Just as all audiences are not the same, neither are all social media sites . Every social network has its nuances, whether it be in the way users behave, connect, or share within that network's particular environment. Think about it. Do you have the same criteria on LinkedIn for who you choose to connect with as you do on Facebook? If Twitter were like LinkedIn, would you still 'follow' as many people?
So, if people act differently from social network to social network, shouldn't your marketing act differently, too? Just as a caterer adjusts its approach -- it's style, menu, manners -- to fit the needs of who its catering for, marketers must modify its approach to cater to the specific environment and behaviors of different social networks. Below, we'll discuss some general tips to help you analyze the environments of the networks your target audiences populate as well as provide you with a quick cheat sheet for understanding the behaviors of the 4 most popular social networks -- Twitter , Facebook , LinkedIn , and Google+.

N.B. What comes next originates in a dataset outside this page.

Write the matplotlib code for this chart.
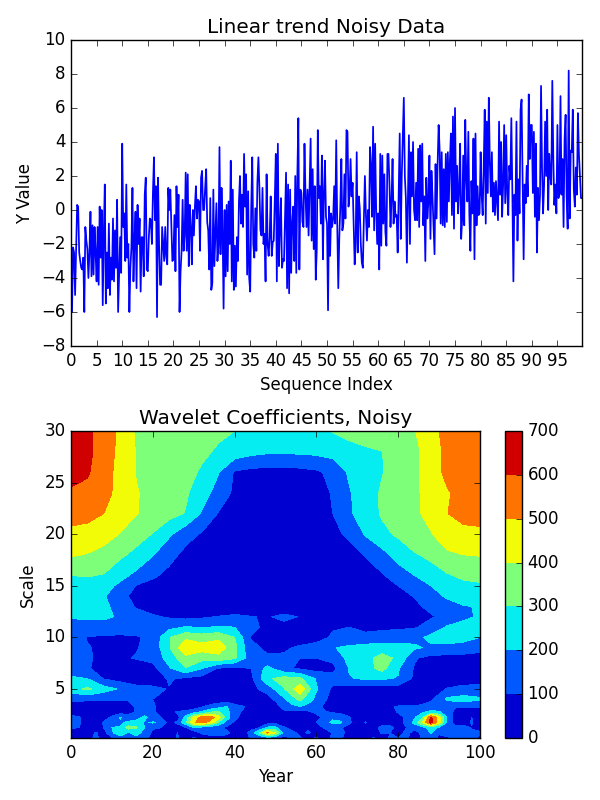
import numpy as np
import matplotlib
matplotlib.use("Agg")
import matplotlib.pyplot as plt

plt.style.use("classic")
plt.rcParams["font.family"] = "DejaVu Sans"

noisy_values = [
    -3.0,-6.0,-2.2,-2.5,-5.0,
    -2.4,0.3,0.2,-2.5,-3.0,
    -3.4,-3.5,-2.8,-6.0,-1.0,
    -1.8,-2.3,-4.0,-2.5,-0.1,
    -3.9,-0.9,-3.8,-1.0,-2.5,
    -4.2,-1.0,-4.4,0.2,-2.8,
    0.0,-5.6,-1.5,1.5,-5.5,
    -2.5,-4.6,-0.8,-5.0,-2.8,
    -4.1,-0.5,-4.2,-1.2,-3.4,
    0.6,-6.0,-3.7,-1.6,-3.7,
    3.9,-1.0,-0.2,-3.0,1.5,
    -2.8,-2.0,-6.0,-3.4,-2.2,
    1.3,-4.2,-1.8,-0.1,-4.6,
    0.3,-2.0,-0.5,-4.8,-1.6,
    -1.6,-3.9,0.9,1.9,-3.5,
    -3.6,-1.6,-0.5,-0.6,-2.0,
    1.0,3.1,-0.6,1.4,-6.3,
    1.9,-2.0,-4.4,-4.4,-1.0,
    -2.0,-3.0,-1.0,-2.7,-3.2,
    1.3,0.0,1.2,-1.0,-3.0,
    -2.9,-0.3,-3.6,1.4,-1.0,
    0.9,-6.0,-3.6,-2.4,0.6,
    -2.4,-1.5,2.2,-2.4,2.1,
    -3.3,0.3,-1.0,-3.2,0.0,
    -1.5,0.2,1.4,-0.5,0.6,
    0.5,-2.4,1.9,2.3,0.0,
    0.0,1.3,2.4,-0.7,-1.2,
    -3.5,0.7,-4.7,-4.3,1.2,
    -3.3,-1.5,0.4,-3.0,-2.0,
    3.7,-2.6,1.3,-1.0,-5.8,
    0.0,-3.9,0.3,-3.6,0.5,
    -2.0,2.9,-4.2,1.2,-4.7,
    -2.1,-4.5,-1.6,-3.0,0.5,
    2.0,-0.8,0.9,-1.0,3.3,
    0.2,2.1,-3.8,1.1,-4.0,
    -4.8,0.2,3.1,-2.0,-2.8,
    0.1,-2.4,1.6,3.1,1.3,
    -1.2,-1.5,1.3,-2.0,-1.4,
    -4.2,2.1,-2.0,-2.7,-1.6,
    0.8,-2.7,-1.9,-1.8,0.6,
    3.3,-4.2,3.9,-3.3,-1.0,
    0.7,-3.4,-2.9,-3.0,-0.5,
    2.2,-4.6,1.5,-4.9,1.2,
    -3.7,-0.8,0.2,-3.0,2.0,
    -3.7,1.9,5.4,-3.5,1.2,
    1.0,-0.7,-1.0,3.9,0.9,
    -1.0,1.2,-1.5,1.3,4.2,
    -1.8,2.4,-2.3,1.4,-4.1,
    -2.3,4.7,0.7,1.4,-0.8,
    3.2,-2.9,1.0,2.9,-0.4,
    -0.8,-5.9,0.2,-2.7,-0.2,
    -1.0,-0.5,1.4,-0.8,4.1,
    -0.9,-4.6,-1.6,0.2,3.0,
    -1.2,-0.8,2.1,-0.5,4.7,
    4.6,0.2,0.9,3.0,0.8,
    1.6,-0.8,-3.2,-1.9,3.4,
    -2.5,0.8,0.1,-2.0,-3.1,
    -3.4,-0.5,2.0,-0.3,-1.8,
    0.0,-1.0,3.7,2.6,-0.4,
    4.9,-1.2,3.9,0.0,-2.0,
    -0.2,-3.5,3.3,-2.1,3.2,
    -0.8,2.1,-1.3,-2.1,3.3,
    3.3,1.5,-1.0,0.6,3.0,
    -0.8,0.5,-0.4,-0.3,-2.5,
    0.9,4.5,-1.7,2.0,4.4,
    6.6,2.0,0.7,-3.1,0.6,
    4.4,-2.0,3.4,0.8,4.0,
    0.0,-0.6,1.6,-0.6,3.6,
    -1.0,3.8,0.5,3.9,-0.9,
    0.8,-3.0,1.9,-0.5,0.5,
    3.2,-1.7,2.3,0.8,-0.9,
    -2.6,2.7,-0.5,2.7,5.0,
    3.5,-0.8,3.4,-0.9,2.4,
    -1.0,3.3,-0.7,3.4,0.5,
    2.9,4.5,-0.3,5.5,-1.1,
    6.0,0.5,2.6,-0.2,1.2,
    3.9,-1.7,-0.5,3.2,-0.9,
    5.3,1.9,0.5,4.6,-0.3,
    -2.4,1.7,-0.2,4.2,-2.9,
    4.5,-0.9,1.4,-0.3,-0.2,
    3.4,0.9,-0.3,2.5,5.9,
    -0.8,5.2,1.0,6.6,2.8,
    0.8,3.4,-0.1,1.6,-0.3,
    1.7,0.6,-0.6,5.2,0.9,
    4.0,-0.4,1.5,5.0,0.4,
    4.4,1.0,-0.3,2.6,1.8,
    5.4,1.0,-4.2,0.9,-0.3,
    5.2,-1.8,1.8,-0.2,5.9,
    6.5,2.0,-2.9,1.5,0.4,
    2.6,0.8,6.8,3.0,5.0,
    5.0,1.0,4.6,-0.4,3.9,
    -2.5,1.3,-0.6,0.9,7.3,
    2.4,-0.2,1.5,5.2,2.0,
    5.9,0.0,3.3,2.0,1.5,
    7.6,3.0,0.3,1.5,-0.2,
    5.0,0.7,1.0,6.7,0.9,
    3.0,-1.0,4.2,5.6,0.8,
    -1.1,8.2,-0.5,3.5,3.4,
    5.9,1.2,0.2,2.5,0.9,
    5.7,3.3,2.0,0.7,0.7,
]
sequence_index = [i / 5 for i in range(len(noisy_values))]
seq_ticks = list(range(0, 100, 5))
value_ticks = list(range(-8, 11, 2))

# upper part of the wavelet power map
year_upper = list(range(0, 101, 4))
scale_upper = [4, 5, 6, 7, 8, 9, 10, 11, 12, 13, 14, 15, 16, 18, 20, 22, 24, 26, 28, 30]
power_upper = [
    [120,115,115,110,105,100,85,45,35,30,30,40,60,180,330,170,60,45,40,40,40,45,85,220,240,215],
    [250,320,240,190,130,120,95,70,55,40,40,70,140,290,470,210,80,60,50,50,45,50,60,105,130,135],
    [225,200,95,60,50,50,110,80,60,45,40,70,280,340,320,190,140,195,210,210,195,80,55,50,50,50],
    [115,105,80,60,60,70,190,295,205,95,75,100,230,120,85,60,70,205,255,335,210,90,60,60,60,55],
    [120,105,90,90,105,130,240,370,335,365,315,140,110,115,100,100,130,230,270,335,280,110,70,70,70,65],
    [130,105,85,80,95,130,290,480,440,460,330,120,85,85,115,140,195,220,235,250,240,215,185,165,150,130],
    [140,95,85,80,90,125,295,380,350,380,300,95,60,45,50,60,115,125,130,140,150,170,225,260,240,200],
    [175,165,165,160,150,135,170,205,195,205,200,130,70,60,60,50,90,100,70,80,85,90,140,210,240,250],
    [205,215,215,190,140,110,90,70,85,105,125,105,90,130,95,40,25,25,30,40,50,65,90,130,175,215],
    [240,235,220,165,90,65,45,30,20,15,10,8,8,10,20,15,15,20,30,40,60,80,125,160,195,205],
    [255,245,210,130,70,45,30,20,12,10,8,6,6,8,10,12,15,20,30,45,70,105,160,215,245,255],
    [275,270,235,180,95,70,50,30,20,12,8,6,6,8,10,15,20,30,45,70,100,150,200,240,275,285],
    [300,305,295,230,175,115,75,45,25,15,10,8,8,8,10,15,25,40,60,90,150,200,250,290,320,330],
    [410,395,360,320,270,205,130,75,45,20,15,12,12,12,15,25,40,70,105,165,240,290,325,385,400,405],
    [470,465,450,395,345,295,215,135,90,40,25,20,20,20,25,40,80,115,210,275,315,365,395,450,465,470],
    [545,530,500,450,405,365,335,295,190,95,50,40,40,40,45,60,100,185,250,310,345,385,425,498,540,550],
    [580,575,530,470,405,375,345,315,240,165,80,60,55,55,60,75,105,190,260,310,340,385,430,490,535,550],
    [650,610,545,465,395,370,345,325,290,205,90,70,65,65,70,85,125,215,270,295,340,385,440,530,555,565],
    [680,620,560,470,395,375,350,335,315,290,260,230,215,215,218,225,240,260,280,298,340,380,440,530,560,570],
    [695,620,560,480,385,370,360,345,330,315,300,275,260,250,255,280,305,335,360,375,385,395,470,530,560,580],
]

# lower part of the map, where the detail is finer
year_lower = list(range(0, 101, 2))
scale_lower = [0.25, 0.75, 1.25, 1.75, 2.25, 2.75, 3.25, 4]
power_lower = [
    [60,70,60,120,60,90,150,110,180,120,70,80,50,110,60,110,60,60,40,50,40,50,110,115,140,140,
     60,100,110,60,110,50,120,110,50,40,45,110,50,110,100,110,60,110,140,80,90,120,110,120,80],
    [50,40,40,110,60,180,280,190,230,170,80,90,50,100,60,50,110,140,190,130,50,40,140,300,520,400,
     180,120,80,110,70,50,110,130,60,50,40,40,110,100,50,130,60,130,210,110,130,200,190,120,120],
    [110,100,45,40,100,200,210,340,310,200,110,100,50,40,90,180,150,110,110,80,50,40,60,100,220,230,
     110,70,60,90,60,110,120,110,60,40,40,50,140,130,60,100,130,160,250,180,90,130,140,90,50],
    [125,110,50,45,110,190,180,220,240,190,210,180,60,120,270,490,530,470,300,170,80,45,35,45,60,60,
     60,50,50,50,100,170,220,210,120,40,110,40,40,50,50,130,230,420,640,450,170,60,50,110,40],
    [130,110,60,50,60,120,210,140,150,230,130,100,40,50,240,430,540,550,450,250,130,60,40,35,40,50,
     50,60,70,90,60,130,180,170,110,40,40,100,40,40,50,120,190,300,620,450,180,60,50,100,40],
    [45,40,35,35,40,45,50,70,110,130,115,65,60,115,130,160,220,300,320,240,130,90,60,50,50,55,
     70,70,70,80,120,110,90,70,45,40,40,45,40,50,110,120,130,190,230,210,170,60,50,50,50],
    [50,45,40,35,35,40,45,60,115,125,120,60,40,30,30,60,100,130,170,210,140,110,60,50,45,40,
     140,170,190,160,130,80,50,40,35,35,35,35,35,90,110,115,110,120,140,150,110,105,100,100,100],
    [120,118,115,115,115,112,110,108,105,102,100,92,85,65,45,40,35,32,30,30,30,35,40,50,60,120,
     180,255,330,250,170,115,60,52,45,42,40,40,40,40,40,42,45,65,85,150,220,230,240,228,215],
]
power_levels = list(range(0, 701, 100))
power_ticks = list(range(0, 701, 100))
scale_ticks = [5, 10, 15, 20, 25, 30]
year_ticks = [0, 20, 40, 60, 80, 100]

fig = plt.figure(figsize=(6, 8), dpi=100, facecolor="white")

ax1 = fig.add_axes([71 / 600, 1 - 346 / 800, 511 / 600, 306 / 800])
ax1.plot(sequence_index, noisy_values, color="b", lw=1.25)
ax1.set_xlim(0, sequence_index[-1])
ax1.set_ylim(-8, 10)
ax1.set_xticks(seq_ticks)
ax1.set_yticks(value_ticks)
ax1.set_title("Linear trend Noisy Data", fontsize=14.4)
ax1.set_xlabel("Sequence Index")
ax1.set_ylabel("Y Value")

ax2 = fig.add_axes([71 / 600, 1 - 738 / 800, 409 / 600, 307 / 800])
cf = ax2.contourf(year_upper, scale_upper, power_upper, levels=power_levels, cmap="jet")
ax2.contourf(year_lower, scale_lower, power_lower, levels=power_levels, cmap="jet")
ax2.set_xlim(0, 100)
ax2.set_ylim(0.25, 30)
ax2.set_xticks(year_ticks)
ax2.set_yticks(scale_ticks)
ax2.set_title("Wavelet Coefficients, Noisy", fontsize=14.4)
ax2.set_xlabel("Year")
ax2.set_ylabel("Scale")

cax = fig.add_axes([505 / 600, 1 - 738 / 800, 17 / 600, 307 / 800])
cb = fig.colorbar(cf, cax=cax, ticks=power_ticks)

fig.savefig("out.png", dpi=100)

How to Analyze and Adjust Your Marketing Approach for Different Social Networks
Step 1: Create a Personal Account
The best way to understand the nuances of a specific social network is to become a user yourself. Sign up for a personal account on all the social networks where you do or would like to have a presence for your business . The key here is to create a personal account, not a business account, since the goal is see how the people you're marketing to interact within the network -- both with other users and with other businesses.
Step 2: Analyze the Tone and Specific Behaviors of People in the Network
As you're observing and participating in the environment of the specific social network, try to pick up on behavioral cues. Here are some great questions to ask yourself when conducting this analysis:
Do people tend to be more formal or informal in their interactions?
Do people seem to use certain criteria when deciding to accept a connection?
Does the network even support business accounts/pages?
Do people readily interact with brands, or are brands represented through personal profiles instead?
How much activity exists? How often/frequently does content get shared, and at what pace?
How many people belong to the network?
Asking these types of questions will help you understand the pulse of how the social network functions, which will enable you to adapt and optimize your marketing communications to the way its users behave.
Step 3: Modify Your Marketing Approach
Use what you learned about the social network in step three to create an individual marketing approach for that specific site. If you notice that business accounts are unavailable, use your personal account to connect with other users and spread your messages and content. If you notice that people are only sharing very high-quality content on a limited basis vs. a ton of content, adopt that same approach and avoid spamming users with a lot of content on a frequent basis. To use popular social networks as an example, on Twitter, more content and frequent updates is much more acceptable than the same practice on Facebook. Are people more formal in their updates on one social network than another? Then change the language of your messaging to align with that tone.
How Users Behave on the 4 Major Social Networks
Want a quick snapshot of how users behave in the 4 most popular social networks? Here's a little cheat sheet ...
Twitter: Users 'follow' other users (which may include businesses) to obtain information, share updates, and be social. Users are open to following brands, and updates are limited to short, 140-character messages. Twitter is great for sharing links to awesome content and reaching a wide variety of users. The tone is informal, and users commonly connect with brands for customer support, new content, contests, and offers. Who users choose to 'follow back' is fairly open, and users are generally comfortable connecting with more people even if they don't "know" them.
Facebook: Users either create personal accounts or interact as brands via business pages . Facebookers are commonly more strict about who they connect and become "friends" with on Facebook. Usually, Facebook "friendship" is limited to who a person already knows or is friends with in real life, but people's personal criteria for this can vary. Posts and updates in the network can be longer-form, but the network appreciates less frequent and more valuable updates from businesses, particularly updates that offer exclusive offers and content . To obtain updates from businesses, users 'like' (AKA become fans of) that business' page. The tone is personal and engaging.
LinkedIn: LinkedIn is a network that mainly attracts and suits the needs of business professionals, making it a great fit for B2B marketers . Brands can have company pages, and users can 'follow' the page for updates from those companies. The network has more of a business networking and career focus, and the way users connect is much more formal. Users often have fewer, more intimate connections than they would on Facebook or Twitter. Content shared and discussions that start are usually more industry and business-focused.
Google+: The newest of the major networks, Google+ enables users to connect with each other by adding connections to different 'Circles.' It currently attracts more of a digital, tech-focused audience of users who are mainly male . The network is similar to Facebook in its functionality, and now that business pages are available, its being tapped by the business community for marketing, too.
Pulling it All Together
Use your time wisely in your social media marketing efforts. Remember: just because a social network is "popular," doesn't mean it's necessarily right for your business or industry. Use analytics as your guide . Monitor the traffic and leads you're generating from your presence on each individual social media site. Is the return on investment significant enough based on the time and effort you're spending there? Is one social site performing better for you than another? Adjust your strategy accordingly to focus more of your time on the social networks that work for you, and less of your time on those that don't.
Do you cater your marketing strategy to the nuances of different social networks? What other tips do you recommend?